The Land Liberation Project

Land Liberation Project

Tipi Village, Southern Oregon, Aug 23, 2014

Over the past few weeks One Planet Trust has made a number of visits to Tipi Village that is referred to in Charles Eisenstein’s blog, The Birds are Sad. During which we have come to increasingly understand the situational opportunity unfolding there as a whole. We are excited and very pleased to report something of a perfect storm in regards to our Trust’s long-term goals.

These young families of six and another of four (and others coming in) are to be evicted on Sept 1st (one week). They are devoted tipi dwellers and community builders who have Summered there for over six years with two of their children born there. Wonderful intact families in all respects. Wild-tending the saskatoon berries and the savannah grasses. Fetching wood, carrying water. They are successfully connecting to nature through a revived indigenous sensibility that is revealing a future that so many of us know must somehow come into being for much of humanity, and sooner more so than later. I could rant about how important this is, but I suspect our readers know this well enough.

I rather will try to very briefly describe the perfect storm we are noticing.

The land of 192 acres is in escrow to a neighbor two miles down the road. This land is above 4000 ft and has a common border with the 138 sq. mi. Cascade-Siskiyou National Monument (CSNM), a hefty expanse given over to the BLM in 2009 specifically to protect its unusual diversity of plants and animals. The neighbor is a dedicated conservationist himself and is buying it specifically to donate it to the CSNM, for which we are all happy, but so far he has been repectful but adamant about not having it come with people on it. This brings to witness a hot button topic within the conservation movement generally. Can the concept of conservation itself go much further with its own mission without including the human community as a keystone in the diversity mix? See Tending the Wild and 1491 for the update on this topic.
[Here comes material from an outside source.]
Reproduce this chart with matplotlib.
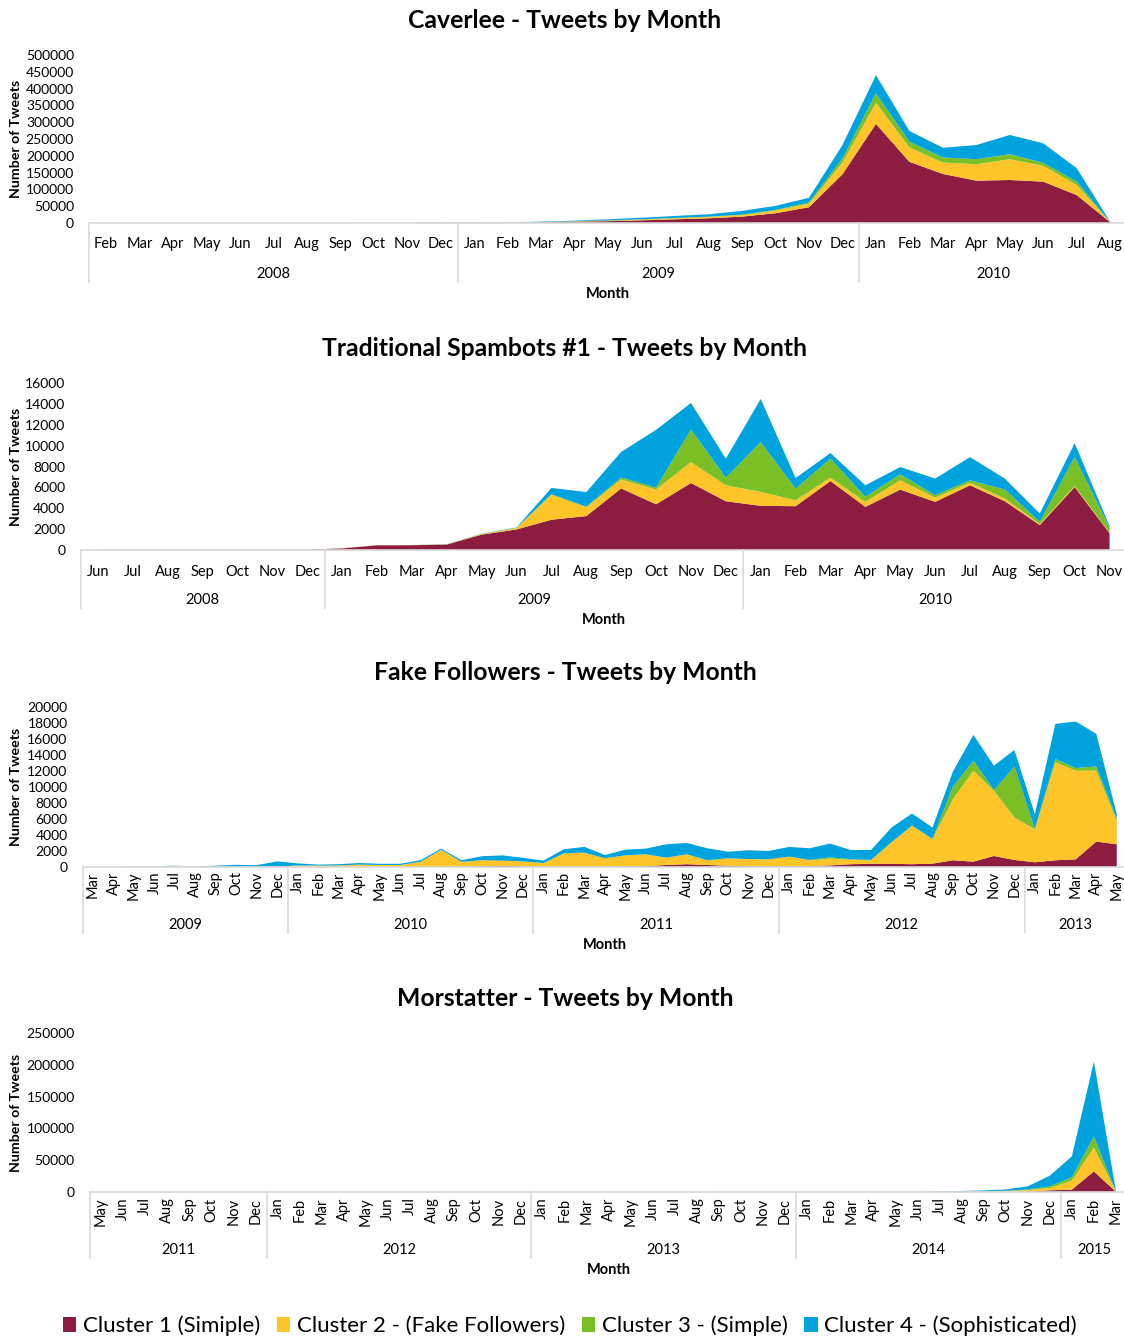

So OPCLT in collaboration with the Land Liberation Project (Tipi Village) is preparing a proposal that will allow the unfolding of the latest conservation strategies concerning the re-integration of people into conserved Nature. Inspired by the successes in their more global Indigenous and Communal Conservation Program we are inviting The Nature Conservancy to mediate this collaboration between One Planet Trust, The Land Liberation Project, the Monument and the prospective buyer, and thereby open this program to North Americans.

We are prepared to fund raise to purchase the land as a sanctuary (it is not expensive) yet we may need up to 3 months to locate the perfect in-kind donor(s) to orchestrate this perfect storm and to help optimize our commons trustee organizational model going forward into the re-indigenous future. We rather require the right person(s) for this long term alliance.

And not finally, Tipi Village is looking to fill their neighborhood with like minds and open hearts, so come on in and be together by the hearth and join us in the tending of the children toward a one planet future worth having.